Maman en a profité pour faire le "4 heures" comme on disait alors.
Elle a beurré nos tartines. Puis, avec un brin de mystère,
elle a sorti et ouvert une petite boite métallique plate,
ensuite elle a écrasé 3 ou 4 petits poissons sur nos
tranches de pain. C'était la première fois que je
voyais et dégustais des sardines à l'huile...
Les souvenirs d'enfant sont
étranges. Ils s'accrochent à des émotions parfois
violentes, parfois simples et douces.

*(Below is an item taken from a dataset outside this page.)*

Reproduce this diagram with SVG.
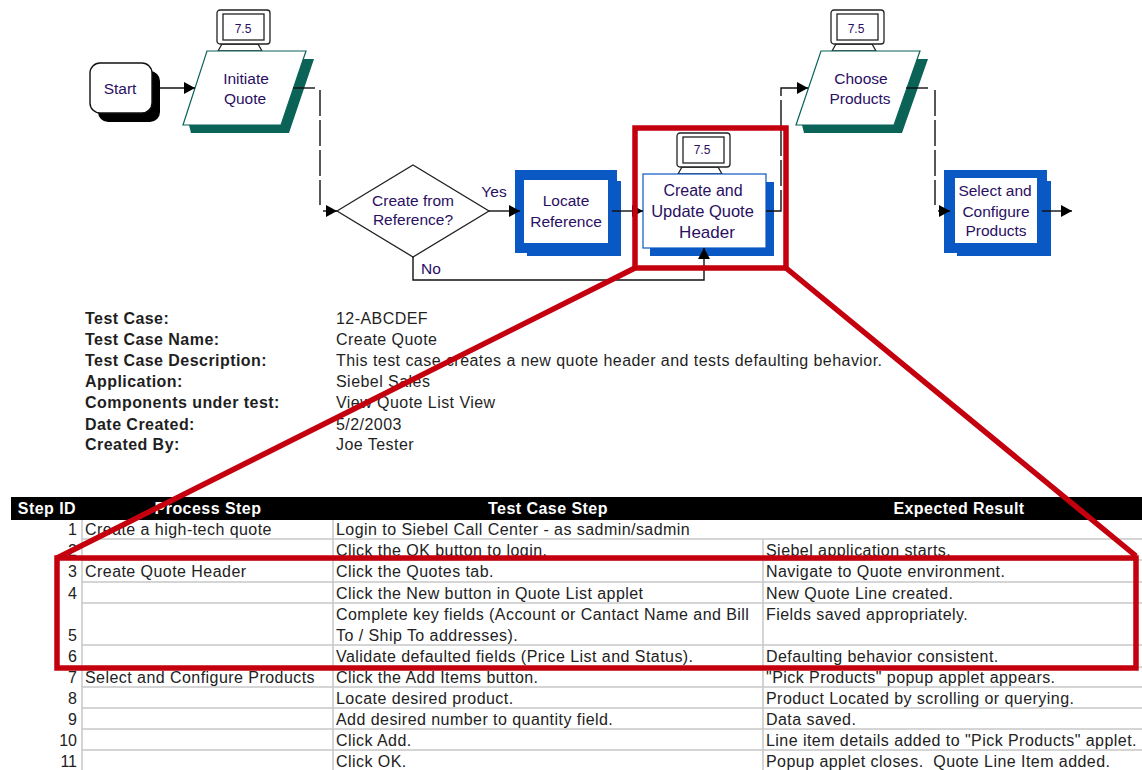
<svg xmlns="http://www.w3.org/2000/svg" width="1142" height="770" viewBox="0 0 1142 770">
<style>
text{font-family:"Liberation Sans",Arial,sans-serif}
.n{font-size:15.5px;fill:#2a0f63;text-anchor:middle}
.m{font-size:12px;fill:#2a0f63;text-anchor:middle}
.l{font-size:16px;letter-spacing:.45px;fill:#1f1f1f}
.t{font-size:16px;letter-spacing:.45px;fill:#222}
.b{font-weight:bold}
.h{font-size:16px;letter-spacing:.45px;font-weight:bold;fill:#fff;text-anchor:middle}
.r{text-anchor:end;letter-spacing:0}
.c{fill:none;stroke:#111;stroke-width:1.4}
.d{stroke-dasharray:26 4}
.grid{stroke:#c8c8c8;stroke-width:1.5;fill:none}
.red{fill:none;stroke:#c4000e;stroke-width:5.5;stroke-linejoin:miter}
.mon{fill:#fff;stroke:#222;stroke-width:1.3}
.teal{fill:#0b6358}
.blue{fill:#0a58c4}
</style>
<defs>
<marker id="a" markerWidth="12" markerHeight="12" refX="11" refY="6" orient="auto" markerUnits="userSpaceOnUse"><path d="M0 0L11 6L0 12Z" fill="#000"/></marker>
<g id="monitor">
<path class="mon" d="M5 34L1 41H45L41 34Z"/>
<rect class="mon" x="0" y="0" width="53" height="34" rx="3"/>
<rect class="mon" x="6" y="4" width="41" height="26"/>
</g>
</defs>
<rect width="1142" height="770" fill="#fff"/>

<g id="start">
<rect x="98" y="71" width="62" height="51" rx="10" fill="#000"/>
<rect x="90" y="63" width="62" height="50" rx="10" fill="#fff" stroke="#111" stroke-width="1.4"/>
<text class="n" x="120" y="94">Start</text>
</g>
<g id="initiate-quote">
<use href="#monitor" x="217" y="10"/>
<path class="teal" d="M303 59H314L289 133H191L189 125H281Z"/>
<path d="M207 51H306L281 125H183Z" fill="#fff" stroke="#0b6358" stroke-width="1.2"/>
<text class="n" x="246" y="84">Initiate</text>
<text class="n" x="245" y="104">Quote</text>
</g>
<g id="create-from-reference">
<path d="M337 211L413 165L489 211L413 257Z" fill="#fff" stroke="#222" stroke-width="1.3"/>
<text class="n" x="413" y="206">Create from</text>
<text class="n" x="413" y="225">Reference?</text>
</g>
<text id="label-yes" class="n" x="494" y="197">Yes</text>
<text id="label-no" class="n" x="431" y="274">No</text>
<g id="locate-reference">
<path class="blue" d="M515 170H617V181H621V256H527V253H515Z"/>
<rect x="524" y="180" width="84" height="63" fill="#fff"/>
<text class="n" x="566" y="206">Locate</text>
<text class="n" x="566" y="227">Reference</text>
</g>
<g id="create-update-quote-header">
<use href="#monitor" x="677" y="133"/>
<path class="blue" d="M650 248V256H774V182H766V248Z"/>
<rect x="643" y="174" width="123" height="74" fill="#fff" stroke="#0a58c4" stroke-width="1.2"/>
<text class="n" x="703" y="196" style="font-size:16px">Create and</text>
<text class="n" x="702.500" y="217" style="font-size:16.5px">Update Quote</text>
<text class="n" x="707" y="238" style="font-size:17px">Header</text>
</g>
<g id="choose-products">
<use href="#monitor" x="831" y="10"/>
<path class="teal" d="M917 59H928L902 133H804L802 125H894Z"/>
<path d="M821 51H920L894 125H796Z" fill="#fff" stroke="#0b6358" stroke-width="1.2"/>
<text class="n" x="861" y="84">Choose</text>
<text class="n" x="860" y="104">Products</text>
</g>
<g id="select-configure-products">
<path class="blue" d="M944 170H1047V181H1051V256H957V253H944Z"/>
<rect x="955" y="178" width="82" height="65" fill="#fff"/>
<text class="n" x="995" y="196">Select and</text>
<text class="n" x="996" y="217">Configure</text>
<text class="n" x="996" y="236">Products</text>
</g>
<g id="monitor-labels">
<text class="m" x="243" y="33">7.5</text>
<text class="m" x="856" y="33">7.5</text>
<text class="m" x="702" y="154">7.5</text>
</g>

<g id="connectors">
<path class="c" marker-end="url(#a)" d="M160 88H195"/>
<path class="c" d="M293 88H315"/>
<path class="c d" d="M320 90V205"/>
<path class="c" marker-end="url(#a)" d="M323 211H337"/>
<path class="c" marker-end="url(#a)" d="M489 211H520"/>
<path class="c" marker-end="url(#a)" d="M413 257V280H704V248"/>
<path class="c" marker-end="url(#a)" d="M612 211H643"/>
<path class="c" d="M766 211H781V190"/>
<path class="c d" d="M781 186V94"/>
<path class="c" marker-end="url(#a)" d="M781 94V88H808"/>
<path class="c" d="M906 88H928"/>
<path class="c d" d="M935 90V205"/>
<path class="c" marker-end="url(#a)" d="M938 211H950"/>
<path class="c" marker-end="url(#a)" d="M1042 211H1072"/>
</g>

<g id="test-case-info">
<text class="l b" x="85" y="324">Test Case:</text><text class="l" x="336" y="324">12-ABCDEF</text>
<text class="l b" x="85" y="345">Test Case Name:</text><text class="l" x="336" y="345">Create Quote</text>
<text class="l b" x="85" y="366">Test Case Description:</text><text class="l" x="336" y="366">This test case creates a new quote header and tests defaulting behavior.</text>
<text class="l b" x="85" y="387">Application:</text><text class="l" x="336" y="387">Siebel Sales</text>
<text class="l b" x="85" y="408">Components under test:</text><text class="l" x="336" y="408">View Quote List View</text>
<text class="l b" x="85" y="430">Date Created:</text><text class="l" x="336" y="430">5/2/2003</text>
<text class="l b" x="85" y="450">Created By:</text><text class="l" x="336" y="450">Joe Tester</text>
</g>

<g id="table">
<rect x="11" y="497" width="1131" height="23" fill="#000"/>
<text class="h" x="47" y="514">Step ID</text>
<text class="h" x="208" y="514">Process Step</text>
<text class="h" x="548" y="514">Test Case Step</text>
<text class="h" x="959" y="514">Expected Result</text>
<path class="grid" d="M82 520V770M333 520V770M763 539V770M82 539H1142M82 560H1142M82 582H1142M82 603H1142M82 645H1142M82 667H1142M82 687H1142M82 708H1142M82 729H1142M82 750H1142"/>
<g>
<text class="t r" x="77" y="535">1</text><text class="t" x="85" y="535">Create a high-tech quote</text><text class="t" x="336" y="535">Login to Siebel Call Center - as sadmin/sadmin</text>
<text class="t r" x="77" y="556">2</text><text class="t" x="336" y="556">Click the OK button to login.</text><text class="t" x="766" y="556">Siebel application starts.</text>
<text class="t r" x="77" y="577">3</text><text class="t" x="85" y="577">Create Quote Header</text><text class="t" x="336" y="577">Click the Quotes tab.</text><text class="t" x="766" y="577">Navigate to Quote environment.</text>
<text class="t r" x="77" y="599">4</text><text class="t" x="336" y="599">Click the New button in Quote List applet</text><text class="t" x="766" y="599">New Quote Line created.</text>
<text class="t" x="336" y="620">Complete key fields (Account or Cantact Name and Bill</text><text class="t" x="766" y="620">Fields saved appropriately.</text>
<text class="t r" x="77" y="641">5</text><text class="t" x="336" y="641">To / Ship To addresses).</text>
<text class="t r" x="77" y="662">6</text><text class="t" x="336" y="662">Validate defaulted fields (Price List and Status).</text><text class="t" x="766" y="662">Defaulting behavior consistent.</text>
<text class="t r" x="77" y="683">7</text><text class="t" x="85" y="683">Select and Configure Products</text><text class="t" x="336" y="683">Click the Add Items button.</text><text class="t" x="766" y="683">"Pick Products" popup applet appears.</text>
<text class="t r" x="77" y="704">8</text><text class="t" x="336" y="704">Locate desired product.</text><text class="t" x="766" y="704">Product Located by scrolling or querying.</text>
<text class="t r" x="77" y="725">9</text><text class="t" x="336" y="725">Add desired number to quantity field.</text><text class="t" x="766" y="725">Data saved.</text>
<text class="t r" x="77" y="746">10</text><text class="t" x="336" y="746">Click Add.</text><text class="t" x="766" y="746">Line item details added to "Pick Products" applet.</text>
<text class="t r" x="77" y="767">11</text><text class="t" x="336" y="767">Click OK.</text><text class="t" x="766" y="767" xml:space="preserve">Popup applet closes.  Quote Line Item added.</text>
</g>
</g>

<g id="callout">
<rect class="red" x="635" y="128" width="151" height="140"/>
<rect class="red" x="57" y="558" width="1079" height="110"/>
<path class="red" d="M635 268L57 558M786 268L1136 556"/>
</g>
</svg>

Mais s'incrustent éternellement
dans notre mémoire.
Tout en apprenant à lire et écrire dans la petite
école, je redécouvrais mon univers, surtout le bosquet
à 100 m de la maisonnette. J'y regardais sauter les écureuils,
j'écoutais les oiseaux ou cueillais des fraises des bois
au pied du talus. Pendant plusieurs mois, une grenade allemande
à manche est restée bien visible en haut de ce talus
: il nous était interdit d'y toucher. C'était comme
un symbole des années noires et de la peur! C'est un prisonnier
allemand, travaillant dans une ferme du coin qui est venu l'enlever.
Elle n'était pas dégoupillée, il s'en est chargé
et l'a jetée pour qu'elle explose. Ça a fait un énorme
bruit, provoquant la fuite des écureuils et oiseaux...
mais j'ai pensé quand même qu'il était gentil...
il nous débarrassait de l'angoisse qu'elle nous inspirait.
Juste retour des choses,
le trou de la bombe du 6 Juin a fait plusieurs années ma
joie et celle de mes copains. Elle avait ramené l'argile
en surface, nous y avons creusé des galeries et cachettes
pour nos trésors enfantins.
Nous y avons créé un univers imaginaire comme tous
les enfants du monde, en attendant de devenir adultes pour découvrir
que la haine et la guerre sont toujours présentes.